**DO THIS**
Begin with the first line and repeat exactly through the line containing "(servidor) at (59.5,503)"; leave every image out.

**DATA EXCERPT**
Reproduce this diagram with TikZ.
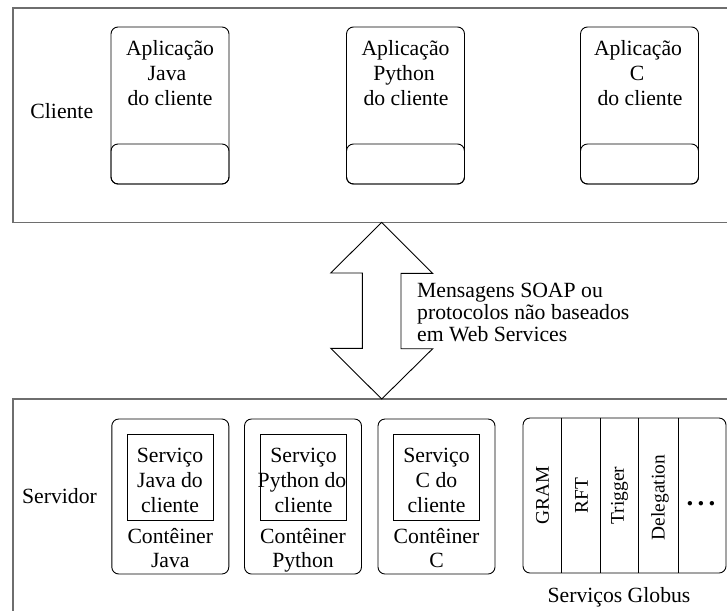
\documentclass[tikz,border=0pt]{standalone}
\usepackage{fontspec}
\setmainfont{Liberation Serif}
\definecolor{framegray}{RGB}{110,110,110}
\tikzset{
  frameline/.style={draw=framegray, line width=1.3pt},
  region/.style={inner sep=0pt, minimum width=714pt, anchor=north west},
  appbox/.style={draw, line width=0.9pt, rounded corners=7pt, inner sep=0pt,
    minimum width=118pt, minimum height=157pt},
  appfoot/.style={draw, line width=0.9pt, rounded corners=7pt, inner sep=0pt,
    minimum width=118pt, minimum height=40pt, anchor=south},
  contbox/.style={draw, line width=0.9pt, rounded corners=7pt, inner sep=0pt,
    minimum width=117pt, minimum height=155pt},
  servbox/.style={draw, line width=0.9pt, inner sep=0pt,
    minimum width=86pt, minimum height=86pt},
  txt/.style={inner sep=0pt, anchor=base, font=\fontsize{21.7}{25}\selectfont},
  txtl/.style={txt, anchor=base west},
  vtxt/.style={inner sep=0pt, rotate=90, font=\fontsize{19.4}{22}\selectfont},
  bigarrow/.style={draw, line width=0.9pt, line join=miter}
}
\begin{document}
\begin{tikzpicture}[x=1pt,y=-1pt]
\useasboundingbox (0,0) rectangle (727,611);

% client and server regions, open to the right
\node[region, minimum height=214pt] (clientframe) at (13,8) {};
\node[region, minimum height=212pt] (serverframe) at (13,399) {};
\draw[frameline] (clientframe.north east) -- (clientframe.north west)
  -- (clientframe.south west) -- (clientframe.south east);
\draw[frameline] (serverframe.north east) -- (serverframe.north west)
  -- (serverframe.south west);

\node[txt] (cliente) at (61.8,118) {Cliente};
\node[txt] (servidor) at (59.5,503) {Servidor};

% client applications
\node[appbox] (app1) at (170,105.5) {};
\node[appbox] (app2) at (405.5,105.5) {};
\node[appbox] (app3) at (639.5,105.5) {};
\node[appfoot] (app1f) at (app1.south) {};
\node[appfoot] (app2f) at (app2.south) {};
\node[appfoot] (app3f) at (app3.south) {};

\node[txt] (a1l1) at (170,55) {Aplicação};
\node[txt] (a1l2) at (167,80) {Java};
\node[txt] (a1l3) at (170,105) {do cliente};
\node[txt] (a2l1) at (405.5,55) {Aplicação};
\node[txt] (a2l2) at (404,80) {Python};
\node[txt] (a2l3) at (406,105) {do cliente};
\node[txt] (a3l1) at (638,55) {Aplicação};
\node[txt] (a3l2) at (637,80) {C};
\node[txt] (a3l3) at (640,105) {do cliente};

% double arrow between the regions
\path (clientframe.south west) ++(368.7,0) coordinate (tipU);
\path (serverframe.north west) ++(368.7,0) coordinate (tipD);
\draw[bigarrow] (tipU) -- ++(51,51) -- ++(-31.7,0) -- ++(0,75.3) -- ++(31.7,0)
  -- (tipD) -- ++(-51,-50.7) -- ++(31.7,0) -- ++(0,-75.3) -- ++(-31.7,0) -- cycle;

\node[txtl] (m1) at (417,297) {Mensagens SOAP ou};
\node[txtl] (m2) at (417,319) {protocolos não baseados};
\node[txtl] (m3) at (417,341) {em Web Services};

% service containers
\node[contbox] (c1) at (170.3,496.5) {};
\node[contbox] (c2) at (303,496.5) {};
\node[contbox] (c3) at (436.5,496.5) {};
\node[servbox] (s1) at (170,477) {};
\node[servbox] (s2) at (303.5,477) {};
\node[servbox] (s3) at (436.5,477) {};

\node[txt] (s1l1) at (170,462) {Serviço};
\node[txt] (s1l2) at (170,487) {Java do};
\node[txt] (s1l3) at (170,512) {cliente};
\node[txt] (s2l1) at (303.5,462) {Serviço};
\node[txt] (s2l2) at (302,487) {Python do};
\node[txt] (s2l3) at (303.5,512) {cliente};
\node[txt] (s3l1) at (436.5,462) {Serviço};
\node[txt] (s3l2) at (436.5,487) {C do};
\node[txt] (s3l3) at (436.5,512) {cliente};

\node[txt] (c1l1) at (170.3,543) {Contêiner};
\node[txt] (c1l2) at (170.3,567) {Java};
\node[txt] (c2l1) at (303,543) {Contêiner};
\node[txt] (c2l2) at (303,567) {Python};
\node[txt] (c3l1) at (436.5,543) {Contêiner};
\node[txt] (c3l2) at (436.5,567) {C};

% Globus services
\node[contbox, minimum width=203pt] (globus) at (624.5,495.5) {};
\foreach \dx in {39,77.5,116,156}
  \draw[line width=0.9pt] (globus.north west) ++(\dx,0) -- ++(0,155);
\node[vtxt] (gram) at (542.5,495.5) {GRAM};
\node[vtxt] (rft) at (581.5,495.5) {RFT};
\node[vtxt] (trigger) at (619.5,495.5) {Trigger};
\node[vtxt] (deleg) at (660,497.5) {Delegation};
\node[txt, font=\fontsize{27}{30}\selectfont\bfseries] (more) at (701,505)
  {.\kern4.3pt.\kern4.3pt.};
\node[txt] (globuslbl) at (619,602) {Serviços Globus};
\end{tikzpicture}
\end{document}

**EXPECTED ANSWER**
Reproduce this diagram with TikZ.
\documentclass[tikz,border=0pt]{standalone}
\usepackage{fontspec}
\setmainfont{Liberation Serif}
\definecolor{framegray}{RGB}{110,110,110}
\tikzset{
  frameline/.style={draw=framegray, line width=1.3pt},
  region/.style={inner sep=0pt, minimum width=714pt, anchor=north west},
  appbox/.style={draw, line width=0.9pt, rounded corners=7pt, inner sep=0pt,
    minimum width=118pt, minimum height=157pt},
  appfoot/.style={draw, line width=0.9pt, rounded corners=7pt, inner sep=0pt,
    minimum width=118pt, minimum height=40pt, anchor=south},
  contbox/.style={draw, line width=0.9pt, rounded corners=7pt, inner sep=0pt,
    minimum width=117pt, minimum height=155pt},
  servbox/.style={draw, line width=0.9pt, inner sep=0pt,
    minimum width=86pt, minimum height=86pt},
  txt/.style={inner sep=0pt, anchor=base, font=\fontsize{21.7}{25}\selectfont},
  txtl/.style={txt, anchor=base west},
  vtxt/.style={inner sep=0pt, rotate=90, font=\fontsize{19.4}{22}\selectfont},
  bigarrow/.style={draw, line width=0.9pt, line join=miter}
}
\begin{document}
\begin{tikzpicture}[x=1pt,y=-1pt]
\useasboundingbox (0,0) rectangle (727,611);

% client and server regions, open to the right
\node[region, minimum height=214pt] (clientframe) at (13,8) {};
\node[region, minimum height=212pt] (serverframe) at (13,399) {};
\draw[frameline] (clientframe.north east) -- (clientframe.north west)
  -- (clientframe.south west) -- (clientframe.south east);
\draw[frameline] (serverframe.north east) -- (serverframe.north west)
  -- (serverframe.south west);

\node[txt] (cliente) at (61.8,118) {Cliente};
\node[txt] (servidor) at (59.5,503) {Servidor};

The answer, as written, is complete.